● **Written instruction**: Give back, exactly as written, the lines from the beginning of the listing through the one that contains "10.0, 10.9, 12.0, 13.1, 14.3, 15.8, 16.8, 17.9, 18.8]".

● **Stored data**:

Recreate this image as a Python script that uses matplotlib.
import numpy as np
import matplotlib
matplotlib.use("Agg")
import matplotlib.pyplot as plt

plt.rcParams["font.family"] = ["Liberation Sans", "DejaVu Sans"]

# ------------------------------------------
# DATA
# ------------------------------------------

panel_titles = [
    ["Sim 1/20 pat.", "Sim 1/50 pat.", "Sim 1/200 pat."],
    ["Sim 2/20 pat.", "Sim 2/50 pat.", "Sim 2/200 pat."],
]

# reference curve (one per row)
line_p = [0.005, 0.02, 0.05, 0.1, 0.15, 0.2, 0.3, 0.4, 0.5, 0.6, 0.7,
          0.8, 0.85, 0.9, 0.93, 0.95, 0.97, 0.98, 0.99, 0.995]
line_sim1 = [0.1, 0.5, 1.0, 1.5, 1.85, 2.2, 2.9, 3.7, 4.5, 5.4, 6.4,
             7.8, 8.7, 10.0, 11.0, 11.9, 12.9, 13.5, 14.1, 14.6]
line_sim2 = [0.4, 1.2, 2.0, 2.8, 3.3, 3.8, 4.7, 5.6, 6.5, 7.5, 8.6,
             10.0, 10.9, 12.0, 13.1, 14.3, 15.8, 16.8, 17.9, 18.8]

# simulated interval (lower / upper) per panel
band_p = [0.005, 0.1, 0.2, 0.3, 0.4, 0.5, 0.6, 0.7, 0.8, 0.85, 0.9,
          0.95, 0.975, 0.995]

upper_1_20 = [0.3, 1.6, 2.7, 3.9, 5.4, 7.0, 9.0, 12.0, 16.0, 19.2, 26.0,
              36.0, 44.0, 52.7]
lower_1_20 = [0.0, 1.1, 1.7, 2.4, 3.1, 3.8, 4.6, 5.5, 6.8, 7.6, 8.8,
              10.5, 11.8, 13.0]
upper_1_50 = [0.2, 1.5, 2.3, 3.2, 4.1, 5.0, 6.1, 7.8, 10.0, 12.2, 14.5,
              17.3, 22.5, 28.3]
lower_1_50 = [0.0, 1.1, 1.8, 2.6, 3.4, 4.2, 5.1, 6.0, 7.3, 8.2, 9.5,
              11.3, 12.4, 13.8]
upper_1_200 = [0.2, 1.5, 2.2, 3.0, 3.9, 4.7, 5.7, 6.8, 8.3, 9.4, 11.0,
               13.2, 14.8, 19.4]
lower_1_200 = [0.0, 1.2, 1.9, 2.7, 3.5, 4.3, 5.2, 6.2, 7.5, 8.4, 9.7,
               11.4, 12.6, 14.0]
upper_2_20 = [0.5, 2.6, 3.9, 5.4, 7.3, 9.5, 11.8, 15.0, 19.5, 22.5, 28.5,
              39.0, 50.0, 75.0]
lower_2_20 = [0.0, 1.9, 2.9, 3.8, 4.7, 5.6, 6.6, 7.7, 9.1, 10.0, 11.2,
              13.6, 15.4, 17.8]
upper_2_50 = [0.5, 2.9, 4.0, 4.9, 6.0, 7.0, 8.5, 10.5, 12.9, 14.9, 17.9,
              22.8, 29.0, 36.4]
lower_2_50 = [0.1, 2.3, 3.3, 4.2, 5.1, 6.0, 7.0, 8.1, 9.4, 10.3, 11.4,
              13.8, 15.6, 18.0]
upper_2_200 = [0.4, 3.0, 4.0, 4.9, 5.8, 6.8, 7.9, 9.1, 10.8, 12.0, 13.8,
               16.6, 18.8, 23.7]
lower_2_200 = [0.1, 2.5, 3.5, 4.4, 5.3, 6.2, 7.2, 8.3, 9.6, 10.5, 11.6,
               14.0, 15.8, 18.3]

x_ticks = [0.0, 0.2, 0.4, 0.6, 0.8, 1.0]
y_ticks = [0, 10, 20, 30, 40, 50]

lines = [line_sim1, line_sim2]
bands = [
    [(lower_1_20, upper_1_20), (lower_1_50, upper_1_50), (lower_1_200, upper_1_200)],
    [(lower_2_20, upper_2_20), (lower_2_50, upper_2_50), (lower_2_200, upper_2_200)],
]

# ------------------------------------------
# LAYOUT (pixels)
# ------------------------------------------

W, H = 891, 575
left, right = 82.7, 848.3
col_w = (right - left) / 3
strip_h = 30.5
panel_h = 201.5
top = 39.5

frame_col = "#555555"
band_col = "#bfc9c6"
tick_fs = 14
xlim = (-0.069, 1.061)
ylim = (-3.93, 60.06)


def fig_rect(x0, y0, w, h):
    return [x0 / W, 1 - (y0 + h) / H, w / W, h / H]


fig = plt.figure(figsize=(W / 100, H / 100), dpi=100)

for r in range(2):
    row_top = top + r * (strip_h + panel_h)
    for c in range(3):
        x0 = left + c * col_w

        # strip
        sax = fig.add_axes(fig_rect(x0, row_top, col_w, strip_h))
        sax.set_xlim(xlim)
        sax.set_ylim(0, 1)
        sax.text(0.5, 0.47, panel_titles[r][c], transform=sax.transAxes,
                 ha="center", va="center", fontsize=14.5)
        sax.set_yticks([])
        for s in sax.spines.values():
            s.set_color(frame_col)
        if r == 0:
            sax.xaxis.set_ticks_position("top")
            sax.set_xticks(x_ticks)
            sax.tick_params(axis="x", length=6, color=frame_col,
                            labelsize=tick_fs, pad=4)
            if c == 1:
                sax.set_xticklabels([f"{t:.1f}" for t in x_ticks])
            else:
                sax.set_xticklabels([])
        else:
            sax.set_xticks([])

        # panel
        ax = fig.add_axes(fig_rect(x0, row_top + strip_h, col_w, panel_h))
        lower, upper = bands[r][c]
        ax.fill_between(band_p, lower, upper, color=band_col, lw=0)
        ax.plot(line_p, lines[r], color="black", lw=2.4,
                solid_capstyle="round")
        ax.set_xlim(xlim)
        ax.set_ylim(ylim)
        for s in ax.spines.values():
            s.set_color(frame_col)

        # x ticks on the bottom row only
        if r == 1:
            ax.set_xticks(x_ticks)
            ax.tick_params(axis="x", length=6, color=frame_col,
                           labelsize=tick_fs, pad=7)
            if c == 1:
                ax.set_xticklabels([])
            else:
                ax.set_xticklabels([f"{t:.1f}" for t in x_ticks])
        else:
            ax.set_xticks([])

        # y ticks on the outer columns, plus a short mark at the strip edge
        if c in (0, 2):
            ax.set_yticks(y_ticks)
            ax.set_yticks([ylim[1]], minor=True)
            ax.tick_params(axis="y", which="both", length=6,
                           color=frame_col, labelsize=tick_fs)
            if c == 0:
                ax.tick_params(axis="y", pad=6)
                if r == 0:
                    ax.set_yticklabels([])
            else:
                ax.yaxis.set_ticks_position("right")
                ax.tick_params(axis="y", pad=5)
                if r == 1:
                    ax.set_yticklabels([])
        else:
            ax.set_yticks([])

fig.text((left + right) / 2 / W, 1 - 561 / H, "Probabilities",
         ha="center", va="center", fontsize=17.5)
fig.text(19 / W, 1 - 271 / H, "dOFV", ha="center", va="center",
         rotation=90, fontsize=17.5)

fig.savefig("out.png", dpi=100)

● **Exercise solution**:
Recreate this image as a Python script that uses matplotlib.
import numpy as np
import matplotlib
matplotlib.use("Agg")
import matplotlib.pyplot as plt

plt.rcParams["font.family"] = ["Liberation Sans", "DejaVu Sans"]

# ------------------------------------------
# DATA
# ------------------------------------------

panel_titles = [
    ["Sim 1/20 pat.", "Sim 1/50 pat.", "Sim 1/200 pat."],
    ["Sim 2/20 pat.", "Sim 2/50 pat.", "Sim 2/200 pat."],
]

# reference curve (one per row)
line_p = [0.005, 0.02, 0.05, 0.1, 0.15, 0.2, 0.3, 0.4, 0.5, 0.6, 0.7,
          0.8, 0.85, 0.9, 0.93, 0.95, 0.97, 0.98, 0.99, 0.995]
line_sim1 = [0.1, 0.5, 1.0, 1.5, 1.85, 2.2, 2.9, 3.7, 4.5, 5.4, 6.4,
             7.8, 8.7, 10.0, 11.0, 11.9, 12.9, 13.5, 14.1, 14.6]
line_sim2 = [0.4, 1.2, 2.0, 2.8, 3.3, 3.8, 4.7, 5.6, 6.5, 7.5, 8.6,
             10.0, 10.9, 12.0, 13.1, 14.3, 15.8, 16.8, 17.9, 18.8]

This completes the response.